Ogg, Arthur Thomas (1882-1960)

Transcription of obituary published in the Minutes of Conference

ARTHUR JAMES OGG: born in Shorncliffe in 1882. He was born at the Garrison and educated at Christ Church and St. Mary’s Schools, Dover. He became a woodworker and was an able craftsman with qualities of precision and detail which remained with him throughout his life. 

He entered the Ministry of the Primitive Methodist Church after being trained at Hartley College. His circuits were widely separate: Halstead and Great Bardfield, Wickhambrook and Newmarket, Barnoldswick, Hoyland, Glastonbury, Quarry Bank, Stafford, Darlaston, and Durham Coast. In both wars he served as an officiating chaplain, and he always had an interest in servicemen and their conditions. 

He had an art of helping and comforting which was engendered by his broad human sympathies, and many people became his friends through their distress. This was very evident at the time of the Easington Colliery Disaster when much of the relief work became his concern and responsibility. 

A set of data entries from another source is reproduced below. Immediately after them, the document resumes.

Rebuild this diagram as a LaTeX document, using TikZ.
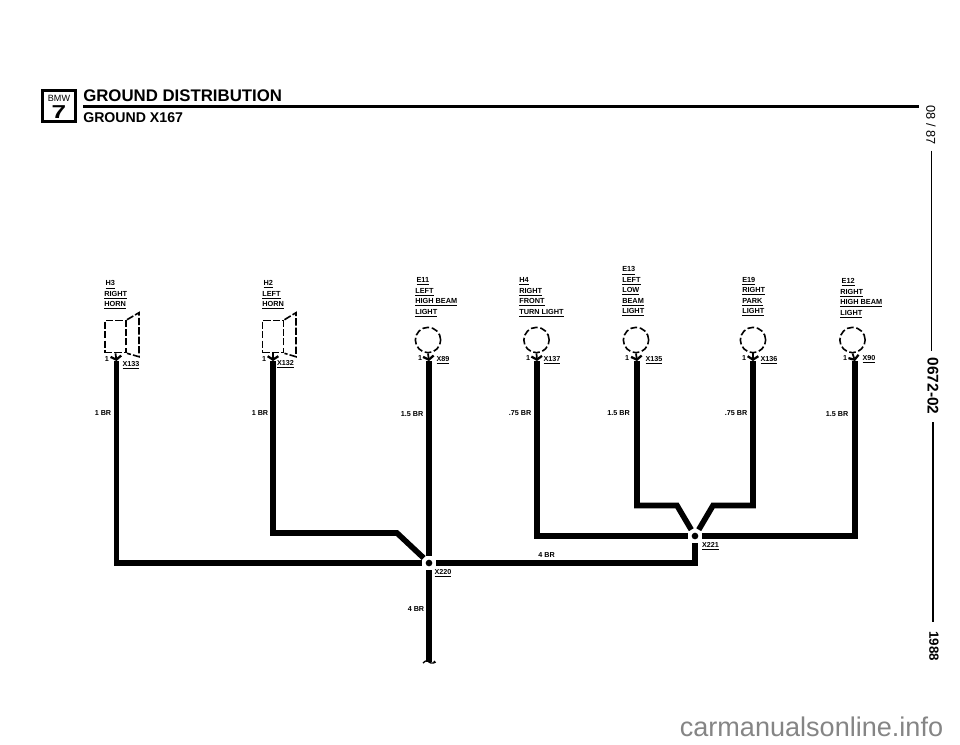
\documentclass[tikz,border=0pt]{standalone}
\usepackage{fontspec}
\setmainfont{Liberation Sans}
\usetikzlibrary{arrows.meta, shapes}

\begin{document}
\begin{tikzpicture}[
    x=0.75pt, y=-0.75pt,
    % Styles
    wire/.style={% For the heavy brown wires
        line width=4.2pt,
        miter limit=10,
        },
    stem/.style={% For the short lead under a device
        line width=1.3pt,
        -{Straight Barb[length=2.6pt,width=8pt,line width=1.7pt]},
        },
    lamp/.style={% For the dashed lamp circles
        circle,
        draw,
        line width=1.2pt,
        dash pattern=on 5pt off 2pt,
        minimum size=19pt,
        inner sep=0pt,
        },
    hornbox/.style={% For the dashed horn body
        rectangle,
        draw,
        line width=1.2pt,
        dash pattern=on 5.5pt off 1.6pt,
        minimum width=16pt,
        minimum height=24pt,
        inner sep=0pt,
        },
    hornflare/.style={% For the dashed horn mouth
        line width=1.2pt,
        dash pattern=on 5.5pt off 1.6pt,
        },
    gnd/.style={% For the ground points
        circle,
        fill,
        minimum size=5pt,
        inner sep=0pt,
        outer sep=3pt,
        },
    devtext/.style={% For the device names
        anchor=north west,
        align=left,
        inner sep=0pt,
        font=\fontsize{5.5}{7.8}\selectfont\bfseries,
        },
    smalltext/.style={% For pin and wire labels
        inner sep=0pt,
        font=\fontsize{5.4}{6}\selectfont\bfseries,
        },
    ]

    \useasboundingbox (0,0) rectangle (960,744);

    %Header
    \node [draw, line width=2.4pt, minimum width=25pt, minimum height=23.5pt, inner sep=0pt] (logo) at (59,106) {};
    \node [inner sep=0pt, font=\fontsize{6.8}{7}\selectfont] (bmw) at (59,98.5) {BMW};
    \node [inner sep=0pt, font=\fontsize{14}{14}\selectfont\bfseries, xscale=1.4] (seven) at (59,112) {7};
    \node [inner sep=0pt, anchor=west, font=\fontsize{12.6}{13}\selectfont\bfseries] (title) at (83,96) {GROUND DISTRIBUTION};
    \node [inner sep=0pt, anchor=west, font=\fontsize{10.6}{11}\selectfont\bfseries] (subtitle) at (83,118) {GROUND X167};
    \coordinate (ruleL) at (83,106.5);
    \coordinate (ruleR) at (919,106.5);
    \draw [line width=1.6pt] (ruleL) -- (ruleR);

    %Right margin
    \node [inner sep=0pt, rotate=-90, font=\fontsize{9.6}{10}\selectfont] (date) at (931,125) {08 / 87};
    \node [inner sep=0pt, rotate=-90, font=\fontsize{11.6}{12}\selectfont\bfseries] (page) at (933,386) {0672-02};
    \node [inner sep=0pt, rotate=-90, font=\fontsize{10}{11}\selectfont\bfseries] (year) at (934,646) {1988};
    \coordinate (line1top) at (931.5,150.5);
    \coordinate (line1end) at (931.5,351);
    \coordinate (line2top) at (933,422);
    \coordinate (line2end) at (933,622);
    \draw [line width=1.4pt] (line1top) -- (line1end);
    \draw [line width=1.4pt] (line2top) -- (line2end);

    %Device names
    \node [devtext] (h3) at (104,280.5) {\hspace{1pt}\underline{H3}\\\underline{RIGHT}\\\underline{HORN}};
    \node [devtext] (h2) at (262,280.5) {\hspace{1pt}\underline{H2}\\\underline{LEFT}\\\underline{HORN}};
    \node [devtext] (e11) at (415,277.5) {\hspace{1pt}\underline{E11}\\\underline{LEFT}\\\underline{HIGH BEAM}\\\underline{LIGHT}};
    \node [devtext] (h4) at (519,277.5) {\underline{H4}\\\underline{RIGHT}\\\underline{FRONT}\\\underline{TURN LIGHT}};
    \node [devtext] (e13) at (622,266.5) {\underline{E13}\\\underline{LEFT}\\\underline{LOW}\\\underline{BEAM}\\\underline{LIGHT}};
    \node [devtext] (e19) at (742,277) {\underline{E19}\\\underline{RIGHT}\\\underline{PARK}\\\underline{LIGHT}};
    \node [devtext] (e12) at (840,278.5) {\hspace{1pt}\underline{E12}\\\underline{RIGHT}\\\underline{HIGH BEAM}\\\underline{LIGHT}};

    %Horns
    \node [hornbox] (h3box) at (115.5,336.5) {};
    \draw [hornflare] (h3box.north east) -- ++(12,-7) -- ++(0,44) -- (h3box.south east);
    \node [hornbox] (h2box) at (273,336.5) {};
    \draw [hornflare] (h2box.north east) -- ++(11.5,-7) -- ++(0,44) -- (h2box.south east);

    %Lamps
    \node [lamp] (e11lamp) at (428,340) {};
    \node [lamp] (h4lamp) at (536.5,340) {};
    \node [lamp] (e13lamp) at (636,340) {};
    \node [lamp] (e19lamp) at (753,340) {};
    \node [lamp] (e12lamp) at (852.5,340) {};

    %Wire tops
    \coordinate (h3top) at (116.5,361);
    \coordinate (h2top) at (273,361);
    \coordinate (e11top) at (429,361);
    \coordinate (h4top) at (537,361);
    \coordinate (e13top) at (637,361);
    \coordinate (e19top) at (753,361);
    \coordinate (e12top) at (855,361);

    %Leads
    \draw [stem] (h3box.south) -- (h3top);
    \draw [stem] (h2box.south) -- (h2top);
    \draw [stem] (e11lamp.south) -- (e11top);
    \draw [stem] (h4lamp.south) -- (h4top);
    \draw [stem] (e13lamp.south) -- (e13top);
    \draw [stem] (e19lamp.south) -- (e19top);
    \draw [stem] (e12lamp.south) -- (e12top);

    %Ground points
    \node [gnd] (x220) at (429,563) {};
    \node [gnd] (x221) at (695,536) {};
    \coordinate (h2bend) at (397,533);
    \coordinate (e13bend) at (677,505.5);
    \coordinate (e19bend) at (713,505.5);
    \coordinate (x220end) at (429,662);

    % Draw Wires
    \draw [wire] (h3top) |- (x220);
    \draw [wire] (h2top) |- (h2bend) -- (x220);
    \draw [wire] (e11top) -- (x220);
    \draw [wire] (h4top) |- (x221);
    \draw [wire] (e13top) |- (e13bend) -- (x221);
    \draw [wire] (e19top) |- (e19bend) -- (x221);
    \draw [wire] (e12top) |- (x221);
    \draw [wire] (x221) |- (x220);
    \draw [wire] (x220) -- (x220end);
    \draw [line width=1pt] (x220end) ++(-6,1) .. controls +(2,-3) and +(4,-3) .. (x220end) .. controls +(1,2) and +(4,2) .. ++(5,-1);

    %Pin numbers
    \node [smalltext] (h3pin) at (107,359) {1};
    \node [smalltext] (h2pin) at (264,359) {1};
    \node [smalltext] (e11pin) at (420,358) {1};
    \node [smalltext] (h4pin) at (528,358) {1};
    \node [smalltext] (e13pin) at (627,358) {1};
    \node [smalltext] (e19pin) at (744,358) {1};
    \node [smalltext] (e12pin) at (845,358) {1};

    %Connector names
    \node [smalltext] (x133) at (131,365) {\underline{X133}};
    \node [smalltext] (x132) at (285.5,364) {\underline{X132}};
    \node [smalltext] (x89) at (443,360) {\underline{X89}};
    \node [smalltext] (x137) at (552,360) {\underline{X137}};
    \node [smalltext] (x135) at (654,360) {\underline{X135}};
    \node [smalltext] (x136) at (769,360) {\underline{X136}};
    \node [smalltext] (x90) at (869,359.5) {\underline{X90}};
    \node [smalltext] (x220name) at (443,573) {\underline{X220}};
    \node [smalltext] (x221name) at (710.5,546) {\underline{X221}};

    %Wire labels
    \node [smalltext] (h3wire) at (103,413) {1 BR};
    \node [smalltext] (h2wire) at (260,413) {1 BR};
    \node [smalltext] (e11wire) at (412,414) {1.5 BR};
    \node [smalltext] (h4wire) at (520,413) {.75 BR};
    \node [smalltext] (e13wire) at (618.5,413) {1.5 BR};
    \node [smalltext] (e19wire) at (736,413) {.75 BR};
    \node [smalltext] (e12wire) at (837,414) {1.5 BR};
    \node [smalltext] (mainwire) at (546.5,555) {4 BR};
    \node [smalltext] (downwire) at (416,609) {4 BR};

    %Site mark
    \node [inner sep=0pt, text=black!48, font=\fontsize{20.3}{21}\selectfont] (site) at (811.5,727) {carmanualsonline.info};

\end{tikzpicture}
\end{document}
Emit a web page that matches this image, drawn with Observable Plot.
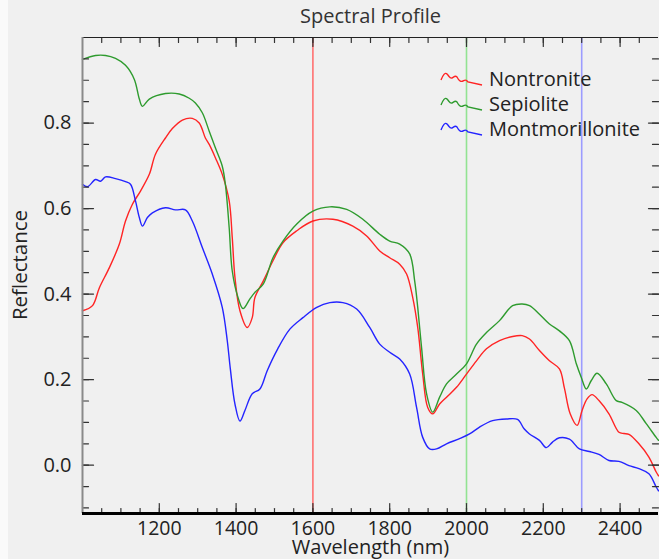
<!DOCTYPE html>
<html><head><meta charset="utf-8">
<script src="https://cdn.jsdelivr.net/npm/d3@7"></script>
<script src="https://cdn.jsdelivr.net/npm/@observablehq/plot@0.6"></script>
<style>
html,body{margin:0;padding:0;background:#f0f0f0;}
#chart{position:relative;width:659px;height:559px;}
</style>
</head><body><div id="chart"></div>
<script>
// ---- data ----
const seriesNames = ["Nontronite", "Sepiolite", "Montmorillonite"];
const seriesColors = ["#ff2424", "#2e9b2e", "#2424ff"];

const nontroniteWl = [1000,1026,1044,1070,1096,1112,1130,1151,1174,1190,1216,1234,1260,1286,1304,1320,1330,1346,1364,1382,1390,1397,1410,1429,1442,1449,1471,1496,1522,1558,1600,1652,1704,1740,1774,1800,1826,1844,1860,1873,1886,1899,1912,1930,1948,1974,2000,2026,2052,2086,2120,2145,2164,2190,2216,2242,2255,2270,2288,2301,2314,2327,2345,2371,2397,2410,2423,2449,2475,2494,2500];
const nontroniteR = [0.361,0.373,0.415,0.462,0.517,0.571,0.610,0.641,0.680,0.727,0.765,0.787,0.807,0.811,0.800,0.765,0.750,0.719,0.680,0.618,0.532,0.439,0.361,0.322,0.345,0.392,0.431,0.478,0.520,0.548,0.571,0.575,0.559,0.536,0.501,0.485,0.470,0.447,0.392,0.322,0.213,0.135,0.120,0.143,0.159,0.182,0.213,0.244,0.272,0.291,0.301,0.303,0.295,0.268,0.244,0.225,0.180,0.120,0.093,0.128,0.155,0.165,0.151,0.120,0.077,0.074,0.072,0.050,0.019,-0.016,-0.025];

const sepioliteWl = [1000,1034,1060,1086,1112,1135,1148,1156,1174,1216,1252,1278,1294,1312,1330,1346,1364,1372,1382,1390,1405,1418,1436,1449,1471,1496,1522,1558,1600,1644,1688,1730,1774,1800,1826,1852,1865,1873,1883,1896,1912,1930,1948,1974,2000,2026,2052,2086,2120,2145,2164,2190,2216,2242,2268,2286,2299,2312,2325,2340,2364,2390,2405,2442,2468,2494,2500];
const sepioliteR = [0.949,0.958,0.958,0.951,0.935,0.902,0.856,0.839,0.856,0.869,0.868,0.858,0.847,0.824,0.781,0.742,0.699,0.657,0.555,0.454,0.392,0.366,0.389,0.404,0.424,0.485,0.524,0.564,0.594,0.604,0.598,0.575,0.540,0.524,0.517,0.494,0.431,0.369,0.275,0.167,0.124,0.159,0.190,0.213,0.237,0.283,0.310,0.338,0.373,0.377,0.373,0.353,0.330,0.314,0.291,0.237,0.205,0.178,0.198,0.215,0.190,0.151,0.147,0.128,0.097,0.065,0.058];

const montmorilloniteWl = [1000,1013,1034,1047,1060,1086,1112,1125,1138,1148,1156,1169,1182,1216,1242,1268,1286,1312,1338,1364,1377,1385,1397,1410,1423,1442,1462,1481,1506,1540,1574,1610,1644,1678,1714,1748,1774,1800,1826,1852,1870,1886,1904,1922,1948,1982,2008,2034,2068,2104,2133,2150,2164,2190,2208,2224,2242,2268,2294,2320,2345,2371,2397,2423,2449,2475,2494,2500];
const montmorilloniteR = [0.657,0.651,0.668,0.664,0.674,0.670,0.663,0.657,0.618,0.579,0.559,0.579,0.590,0.602,0.597,0.597,0.571,0.509,0.447,0.369,0.291,0.225,0.143,0.103,0.128,0.167,0.178,0.221,0.268,0.318,0.345,0.369,0.380,0.380,0.365,0.322,0.283,0.264,0.248,0.213,0.135,0.065,0.038,0.038,0.050,0.062,0.073,0.089,0.104,0.108,0.107,0.085,0.073,0.058,0.041,0.054,0.064,0.061,0.038,0.032,0.025,0.011,0.009,-0.001,-0.008,-0.020,-0.051,-0.060];

const markerWl = [1600, 2000, 2300];
const markerColors = ["#ff7070", "#92e392", "#9c9cff"];

const xTickLabels = [1200, 1400, 1600, 1800, 2000, 2200, 2400];
const yTickLabels = [0.0, 0.2, 0.4, 0.6, 0.8];
const xMinor = d3.range(1050, 2500, 50);
const yMinor = d3.range(-0.1, 0.999, 0.05).map(v => +v.toFixed(2));
const xDomain = [1000, 2500];
const yDomain = [-0.113, 1.0];

// ---- build table ----
const wls = [nontroniteWl, sepioliteWl, montmorilloniteWl];
const vals = [nontroniteR, sepioliteR, montmorilloniteR];
const rows = seriesNames.flatMap((name, i) => wls[i].map((w, j) => ({name, wl: w, r: vals[i][j]})));
const markers = markerWl.map((w, i) => ({wl: w, c: markerColors[i]}));

const tickShape = {draw(ctx, l) { ctx.moveTo(0, 0); ctx.lineTo(0, -l); }};
const tk = (data, opts) => Plot.vector(data, {shape: tickShape, anchor: "start", stroke: "#333", strokeWidth: 1.2, ...opts});

const font = "'Open Sans', 'Noto Sans', sans-serif";

const chart = Plot.plot({
  width: 659, height: 559,
  marginLeft: 82, marginRight: 1, marginTop: 37, marginBottom: 46,
  style: {background: "#f0f0f0", fontFamily: font, fontSize: "19px", color: "#222", overflow: "visible"},
  x: {domain: xDomain, axis: null},
  y: {domain: yDomain, axis: null},
  color: {domain: seriesNames, range: seriesColors},
  marks: [
    Plot.ruleX(markers, {x: "wl", stroke: "c", strokeWidth: 1.6}),
    Plot.line(rows, {x: "wl", y: "r", z: "name", stroke: "name", strokeWidth: 1.4, curve: "catmull-rom"}),
    // inward ticks
    tk(xMinor, {x: d => d, frameAnchor: "bottom", length: 5, rotate: 0}),
    tk(xTickLabels, {x: d => d, frameAnchor: "bottom", length: 10, rotate: 0}),
    tk(xMinor, {x: d => d, frameAnchor: "top", length: 5, rotate: 180}),
    tk(xTickLabels, {x: d => d, frameAnchor: "top", length: 9, rotate: 180}),
    tk(yMinor, {y: d => d, frameAnchor: "left", length: 6, rotate: 90}),
    tk(yTickLabels, {y: d => d, frameAnchor: "left", length: 11, rotate: 90}),
    tk(yMinor, {y: d => d, frameAnchor: "right", length: 6, rotate: -90}),
    tk(yTickLabels, {y: d => d, frameAnchor: "right", length: 10, rotate: -90}),
    // frame lines
    Plot.ruleY([yDomain[1]], {stroke: "#222", strokeWidth: 1}),
    Plot.ruleX([xDomain[0]], {stroke: "#8a8a8a", strokeWidth: 2}),
    Plot.ruleY([yDomain[0]], {stroke: "#000", strokeWidth: 3.2}),
    // tick labels
    Plot.text(xTickLabels, {x: d => d, frameAnchor: "bottom", dy: 15.5, lineAnchor: "middle", text: d => String(d), fill: "#222", fontSize: 19.5}),
    Plot.text(yTickLabels, {y: d => d, frameAnchor: "left", dx: -11, textAnchor: "end", lineAnchor: "middle", text: d => d.toFixed(1), fill: "#222", fontSize: 20}),
    // axis title (x) and chart title
    Plot.text(["Wavelength (nm)"], {frameAnchor: "bottom", dy: 34, lineAnchor: "middle", fill: "#222", fontSize: 20}),
    Plot.text(["Spectral Profile"], {frameAnchor: "top", dy: -21, lineAnchor: "middle", fill: "#333", fontSize: 20})
  ]
});

const svg = d3.select(chart);
svg.append("rect").attr("x", 0).attr("y", 0).attr("width", 8).attr("height", 559).attr("fill", "#fafafa");
// y axis title
svg.append("text").attr("transform", "translate(20,265) rotate(-90)").attr("text-anchor", "middle")
  .attr("dy", "0.35em").attr("font-family", font).attr("font-size", 20.5).attr("fill", "#222").text("Reflectance");
// legend
const leg = svg.append("g").attr("text-anchor", "start");
const wiggle = "M0,7 C2,2 4,-1 6,1 C8,3 9,6 11,5 C13,4 14,2 16,4 C18,8 20,9 22,8 C24,7 25,6 27,9 L41,12";
seriesNames.forEach((name, i) => {
  const yc = 79 + i * 25;
  leg.append("path").attr("d", wiggle).attr("transform", `translate(441,${yc - 6})`)
    .attr("fill", "none").attr("stroke", seriesColors[i]).attr("stroke-width", 1.4);
  leg.append("text").attr("x", 489).attr("y", yc).attr("dy", "0.35em").attr("text-anchor", "start")
    .attr("font-family", font).attr("font-size", 20).attr("fill", "#222").text(name);
});

document.getElementById("chart").appendChild(chart);
</script></body></html>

He retired to Chester-le-Street after an active ministry of forty-three years, but retirement was not the end of service. Until the latter months of his life he attended all circuit meetings, and by his mere presence creating the atmosphere of grace. Colleagues and officials owed much to him. He had both humility and authority. His whole ministry was ordered by his spiritual compulsions, which enhanced his judgement, his preaching, and his affections. Bunyan’s picture of the Christian minister is entirely apposite, for he indeed had his eyes lifted up to heaven, the best of books in his hand, the law of truth written upon his lips, and the world behind his back. 

He died 24 January 1960, in the seventy-eighth year of his age and the forty-ninth of his ministry.

Family

Arthur was born on 6 June 1882 at Shorncliffe Camp, Kent, to parents Thomas, a military staff clerk (1891), and Elizabeth. He was baptised on 2 July at Shorncliffe Camp.

Before entering the ministry Arthur was an apprentice carpenter (1901).

He married Catherine Charlotte Bond (1880-1961) in the summer of 1914 in the Dover Registration District, Kent. Birth records identify three children.

  • Margaret E G (b1917) – married Karl Schierl in 1943
  • Alexander R (abt1919-1919)
  • Katharine Elizabeth (1923-2004) – married Norman H Barker in 1950

Arthur died on 24 January 1960 at the General Hospital, Chester le Street, Co. Durham.

Circuits

  • Hartley
  • 1910 Halstead
  • 1914 Wickhambrook
  • 1918 Barnoldswick
  • 1922 Hoyland
  • 1924 Glastonbury
  • 1927 Quarry Bank
  • 1933 Stafford
  • 1941 Darlaston Slater
  • 1945 Barnoldswick
  • 1948 Durham Coast
  • 1952 Chester le Street (S)

References

Methodist Minutes 1960/192

W Leary, Directory of Primitive Methodist Ministers and their Circuits, 1990

Census Returns and Births, Marriages & Deaths Registers

Note: Records identify Arthur’s second name as Thomas, not James

Comments about this page

  • Thanks Peter, I have corrected the spelling.

    By Geoff Dickinson (07/03/2024)
  • Sorry I missed this- my mother’s first name is Katharine.

    By Peter Barker (06/03/2024)
  • Peter,
    Thanks for the correction regarding your father’s name. I have corrected the name in the text.

    By Geoff Dickinson (05/02/2021)
  • Arthur Thomas Ogg was my grandfather. Although I was only 7 when he died, I remember him clearly as he & my grandmother moved in with us when he retired.
    When he came to the Durham Coast circuit in 1948, his youngest daughter, Katharine, met the young choirmaster at Blackhall Methodist Church, Norman, whose father had started Methodism in Blackhall in 1928, & they married in 1950, & had me in 1952.
    He had a very gentle attitude, and was loved and respected.
    Just for the detail, my mam’s name is as above, & my dad’s middle initial is H.